Copy out the listing that follows exactly, dropping every picture.
— Start Data provided —
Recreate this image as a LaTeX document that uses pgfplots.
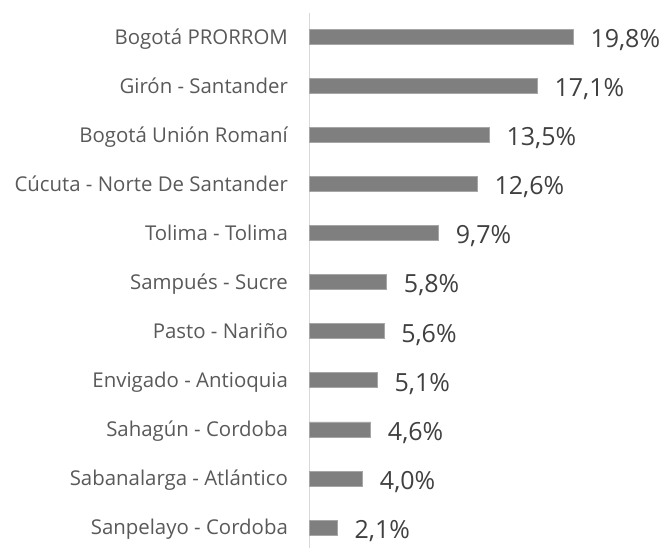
\documentclass[border=0pt]{standalone}
\usepackage{fontspec}
\setmainfont{Open Sans}
\usepackage{pgfplots}
\pgfplotsset{compat=1.18}
\definecolor{barc}{HTML}{7F7F7F}
\definecolor{bare}{HTML}{A6A6A6}
\definecolor{labc}{HTML}{595959}
\definecolor{valc}{HTML}{404040}
\definecolor{axc}{HTML}{D9D9D9}
\begin{document}
\begin{tikzpicture}
\useasboundingbox (0,0) rectangle (331.5pt,274pt);
\begin{axis}[
  at={(154.65pt,0pt)}, anchor=south west,
  scale only axis,
  width=173.2pt, height=267.5pt,
  xmin=0, xmax=26,
  ymin=-0.4156, ymax=10.483,
  xbar, bar width=7.5pt,
  separate axis lines,
  axis x line*=bottom, axis y line*=left,
  x axis line style={draw=none},
  y axis line style={draw=axc, line width=0.75pt},
  xtick=\empty,
  ytick={0,...,10},
  ytick style={draw=none},
  yticklabels={Sanpelayo - Cordoba, Sabanalarga - Atlántico, Sahagún - Cordoba, Envigado - Antioquia, Pasto - Nariño, Sampués - Sucre, Tolima - Tolima, Cúcuta - Norte De Santander, Bogotá Unión Romaní, Girón - Santander, Bogotá PRORROM},
  yticklabel style={font=\fontsize{10.2pt}{12pt}\selectfont, text=labc, anchor=east, inner sep=0pt, xshift=-6.25pt, text height=7.3pt, text depth=0pt},
  /pgf/number format/assume math mode=true,
  nodes near coords={\pgfmathprintnumber[fixed,fixed zerofill,precision=1,use comma]{\pgfplotspointmeta}\%},
  every node near coord/.append style={font=\fontsize{12.5pt}{14pt}\selectfont, text=valc, anchor=west, inner sep=0pt, xshift=8.5pt, yshift=-0.9pt, text height=9pt, text depth=0pt},
  clip=false,
]
\addplot[fill=barc, draw=bare, line width=0.4pt] coordinates {
  (2.1,0) (4.0,1) (4.6,2) (5.1,3) (5.6,4) (5.8,5) (9.7,6) (12.6,7) (13.5,8) (17.1,9) (19.8,10)
};
\end{axis}
\end{tikzpicture}
\end{document}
— End Data provided —
◆ Response:
Recreate this image as a LaTeX document that uses pgfplots.
\documentclass[border=0pt]{standalone}
\usepackage{fontspec}
\setmainfont{Open Sans}
\usepackage{pgfplots}
\pgfplotsset{compat=1.18}
\definecolor{barc}{HTML}{7F7F7F}
\definecolor{bare}{HTML}{A6A6A6}
\definecolor{labc}{HTML}{595959}
\definecolor{valc}{HTML}{404040}
\definecolor{axc}{HTML}{D9D9D9}
\begin{document}
\begin{tikzpicture}
\useasboundingbox (0,0) rectangle (331.5pt,274pt);
\begin{axis}[
  at={(154.65pt,0pt)}, anchor=south west,
  scale only axis,
  width=173.2pt, height=267.5pt,
  xmin=0, xmax=26,
  ymin=-0.4156, ymax=10.483,
  xbar, bar width=7.5pt,
  separate axis lines,
  axis x line*=bottom, axis y line*=left,
  x axis line style={draw=none},
  y axis line style={draw=axc, line width=0.75pt},
  xtick=\empty,
  ytick={0,...,10},
  ytick style={draw=none},
  yticklabels={Sanpelayo - Cordoba, Sabanalarga - Atlántico, Sahagún - Cordoba, Envigado - Antioquia, Pasto - Nariño, Sampués - Sucre, Tolima - Tolima, Cúcuta - Norte De Santander, Bogotá Unión Romaní, Girón - Santander, Bogotá PRORROM},
  yticklabel style={font=\fontsize{10.2pt}{12pt}\selectfont, text=labc, anchor=east, inner sep=0pt, xshift=-6.25pt, text height=7.3pt, text depth=0pt},
  /pgf/number format/assume math mode=true,
  nodes near coords={\pgfmathprintnumber[fixed,fixed zerofill,precision=1,use comma]{\pgfplotspointmeta}\%},
  every node near coord/.append style={font=\fontsize{12.5pt}{14pt}\selectfont, text=valc, anchor=west, inner sep=0pt, xshift=8.5pt, yshift=-0.9pt, text height=9pt, text depth=0pt},
  clip=false,
]
\addplot[fill=barc, draw=bare, line width=0.4pt] coordinates {
  (2.1,0) (4.0,1) (4.6,2) (5.1,3) (5.6,4) (5.8,5) (9.7,6) (12.6,7) (13.5,8) (17.1,9) (19.8,10)
};
\end{axis}
\end{tikzpicture}
\end{document}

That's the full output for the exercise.